La residenza fittizia in Svizzera, i dubbi sull’autenticità delle firme, il tesoro nascosto nei paradisi fiscali. Buona parte delle ultime tesi sostenute da Margherita Agnelli nell’interminabile battaglia giudiziaria che ha ingaggiato intorno all’eredità del padre, Gianni Agnelli, trova ora sponda nella procura di Torino.
Gli avvocati di John Elkann (nella foto), iscritto nel registro degli indagati, affermano che la donna «perseguita da vent’anni i suoi genitori e tre dei suoi figli (John, Lapo e Ginevra Elkann, ndr) in tutte le sedi giudiziarie» con iniziative che finora si sono risolte in un buco nell’acqua. Ma il decreto di perquisizione firmato dai pm si apre proprio con il testo dell’esposto presentato da Margherita lo scorso 23 dicembre: «Plurime condotte, poste in essere da alcuni soggetti, volte a creare l’apparenza di una residenza in Svizzera in realtà fittizia» della madre, Marella Caracciolo, vedova dell’Avvocato, deceduta il 23 febbraio 2019 a 92 anni.
Questo, per adesso, è il cuore dell’inchiesta dei magistrati subalpini. A loro dire, si tentò di nascondere che l’anziana Marella viveva «abitualmente» in una villa della collina di Torino per due ragioni: sotto il profilo ereditario, per sottrarne la successione dall’ordinamento italiano; sotto il profilo fiscale, per evitare «l’assoggettamento a tassazione in Italia di ingenti cespiti patrimoniali e di redditi». Su «suggerimento» del commercialista Gianluca Ferrero (la cui carica di presidente della Juventus non è al vaglio dell’indagine), John Elkann avrebbe fatto figurare come assunte alla Fca Security e a Stellantis Europa delle persone che in realtà prestavano servizio per Marella, e avrebbe firmato contratti di affitto per immobili di cui la nonna deteneva l’usufrutto.

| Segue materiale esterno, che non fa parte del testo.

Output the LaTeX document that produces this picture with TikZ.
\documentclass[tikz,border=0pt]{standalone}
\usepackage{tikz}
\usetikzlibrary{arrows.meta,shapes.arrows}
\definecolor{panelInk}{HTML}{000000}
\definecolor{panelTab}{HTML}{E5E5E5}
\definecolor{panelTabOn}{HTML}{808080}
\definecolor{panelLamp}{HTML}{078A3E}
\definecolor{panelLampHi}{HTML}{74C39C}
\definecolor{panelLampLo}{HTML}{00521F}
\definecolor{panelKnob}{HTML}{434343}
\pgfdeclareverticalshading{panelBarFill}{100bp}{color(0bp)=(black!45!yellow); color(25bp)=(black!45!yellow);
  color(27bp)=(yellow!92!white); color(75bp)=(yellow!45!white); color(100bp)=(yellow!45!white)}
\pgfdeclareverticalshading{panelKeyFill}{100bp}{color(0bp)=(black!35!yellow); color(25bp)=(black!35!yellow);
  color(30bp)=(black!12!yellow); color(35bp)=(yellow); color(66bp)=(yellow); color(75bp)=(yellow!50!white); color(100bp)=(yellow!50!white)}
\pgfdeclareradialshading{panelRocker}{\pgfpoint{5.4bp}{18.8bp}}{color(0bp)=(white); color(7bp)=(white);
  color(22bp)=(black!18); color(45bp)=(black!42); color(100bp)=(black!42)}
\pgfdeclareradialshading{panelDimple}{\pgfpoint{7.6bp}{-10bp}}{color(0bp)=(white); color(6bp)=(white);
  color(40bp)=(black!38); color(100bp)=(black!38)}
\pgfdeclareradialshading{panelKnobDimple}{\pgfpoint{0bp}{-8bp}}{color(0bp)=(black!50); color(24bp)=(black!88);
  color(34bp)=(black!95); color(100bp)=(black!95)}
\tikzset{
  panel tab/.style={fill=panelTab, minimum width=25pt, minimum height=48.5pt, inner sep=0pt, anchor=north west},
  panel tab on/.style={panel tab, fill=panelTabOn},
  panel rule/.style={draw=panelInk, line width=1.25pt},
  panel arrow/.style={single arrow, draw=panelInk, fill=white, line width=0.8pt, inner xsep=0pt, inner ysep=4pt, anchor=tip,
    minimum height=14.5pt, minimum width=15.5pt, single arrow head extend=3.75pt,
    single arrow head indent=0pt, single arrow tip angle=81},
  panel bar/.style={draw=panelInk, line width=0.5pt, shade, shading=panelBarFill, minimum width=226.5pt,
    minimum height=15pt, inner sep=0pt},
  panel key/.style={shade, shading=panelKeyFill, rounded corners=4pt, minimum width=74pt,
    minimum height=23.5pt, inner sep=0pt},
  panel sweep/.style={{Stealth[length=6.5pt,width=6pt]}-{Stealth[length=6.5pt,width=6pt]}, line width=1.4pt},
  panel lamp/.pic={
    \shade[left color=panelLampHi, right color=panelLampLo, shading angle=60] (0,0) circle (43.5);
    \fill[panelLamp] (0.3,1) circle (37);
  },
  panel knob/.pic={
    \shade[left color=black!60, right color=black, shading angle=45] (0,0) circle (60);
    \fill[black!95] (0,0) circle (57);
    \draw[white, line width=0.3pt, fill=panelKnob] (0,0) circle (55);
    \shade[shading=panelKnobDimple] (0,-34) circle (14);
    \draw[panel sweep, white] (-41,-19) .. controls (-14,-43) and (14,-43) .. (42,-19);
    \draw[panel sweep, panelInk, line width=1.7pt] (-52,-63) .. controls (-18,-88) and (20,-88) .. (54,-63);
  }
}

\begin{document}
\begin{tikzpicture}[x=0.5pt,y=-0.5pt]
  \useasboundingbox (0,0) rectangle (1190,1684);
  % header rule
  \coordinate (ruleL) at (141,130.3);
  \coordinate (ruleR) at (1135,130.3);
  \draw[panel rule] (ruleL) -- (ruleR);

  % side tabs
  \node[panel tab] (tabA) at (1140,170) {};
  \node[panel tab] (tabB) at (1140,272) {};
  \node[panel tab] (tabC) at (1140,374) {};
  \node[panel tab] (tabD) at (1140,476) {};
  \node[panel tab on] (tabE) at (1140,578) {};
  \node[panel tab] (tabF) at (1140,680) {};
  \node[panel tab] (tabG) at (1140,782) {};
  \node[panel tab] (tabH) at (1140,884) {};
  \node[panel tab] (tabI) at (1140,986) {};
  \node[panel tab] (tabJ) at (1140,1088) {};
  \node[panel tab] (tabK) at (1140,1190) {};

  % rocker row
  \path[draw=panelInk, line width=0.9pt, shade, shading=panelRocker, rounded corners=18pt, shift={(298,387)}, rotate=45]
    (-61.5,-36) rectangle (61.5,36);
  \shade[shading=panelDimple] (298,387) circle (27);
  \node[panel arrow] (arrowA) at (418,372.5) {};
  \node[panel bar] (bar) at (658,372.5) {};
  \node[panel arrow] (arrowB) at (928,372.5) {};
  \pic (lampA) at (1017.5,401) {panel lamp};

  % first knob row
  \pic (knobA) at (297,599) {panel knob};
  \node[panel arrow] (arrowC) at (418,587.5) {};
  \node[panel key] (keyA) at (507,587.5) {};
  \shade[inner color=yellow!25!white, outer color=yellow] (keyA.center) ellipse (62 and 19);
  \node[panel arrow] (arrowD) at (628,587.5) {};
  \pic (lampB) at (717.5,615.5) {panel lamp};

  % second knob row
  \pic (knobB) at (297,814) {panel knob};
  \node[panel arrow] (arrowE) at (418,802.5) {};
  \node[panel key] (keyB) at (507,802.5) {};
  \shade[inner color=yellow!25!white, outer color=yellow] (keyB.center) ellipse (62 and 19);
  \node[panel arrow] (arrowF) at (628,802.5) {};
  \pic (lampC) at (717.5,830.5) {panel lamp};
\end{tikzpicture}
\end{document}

L’ipotesi di reato è di «dichiarazione infedele dei redditi». Per effetto di un accordo del 2004, Margherita versò alla madre un vitalizio: circa 8 milioni accreditati nel 2018 in un conto bancario a Vaduz intestato a una società off-shore con sede nelle Isole Vergini Britanniche. L’Irpef evasa, secondo le stime dei pm, è di circa 3,5 milioni.
Ma il fronte degli accertamenti è assai più vasto. I pm cercano di ricostruire quanto più possibile il patrimonio di Marella per capire se e quante tasse avrebbe dovuto pagare. Margherita, dal canto suo, confida che l’esito delle indagini rafforzi la propria posizione nelle cause civili in corso in Svizzera e a Torino.
È la stessa procura di Torino a fare presente che l’intera vicenda, oltre ad essere «particolarmente articolata», è caratterizzata da «anomalie evidenti». C’è la «natura ragionevolmente apocrifra - si legge nel decreto - delle firme riconducibili a Marella in alcuni documenti di rilievo». C’è la verosimile esistenza di «ulteriori beni produttivi di reddito derivanti dall’eredità di Gianni Agnelli detenuti da società terze, come la Bundeena Consulting, collocate in paradisi fiscali». E poi ci sono le «evidenti anomalie» che sfiorano la holding Dicembre, la storica cassaforte della famiglia Agnelli. Nel decreto firmato dai pm si afferma che l’aggiornamento della compagine sociale è avvenuto «in maniera irregolare» e a distanza di anni mediante una declaratoria del 2021 contenente una «scrittura privata non autenticata del 2004» con cui Marella cedeva la nuda proprietà delle quote a John, Ginevra e Lapo Elkann.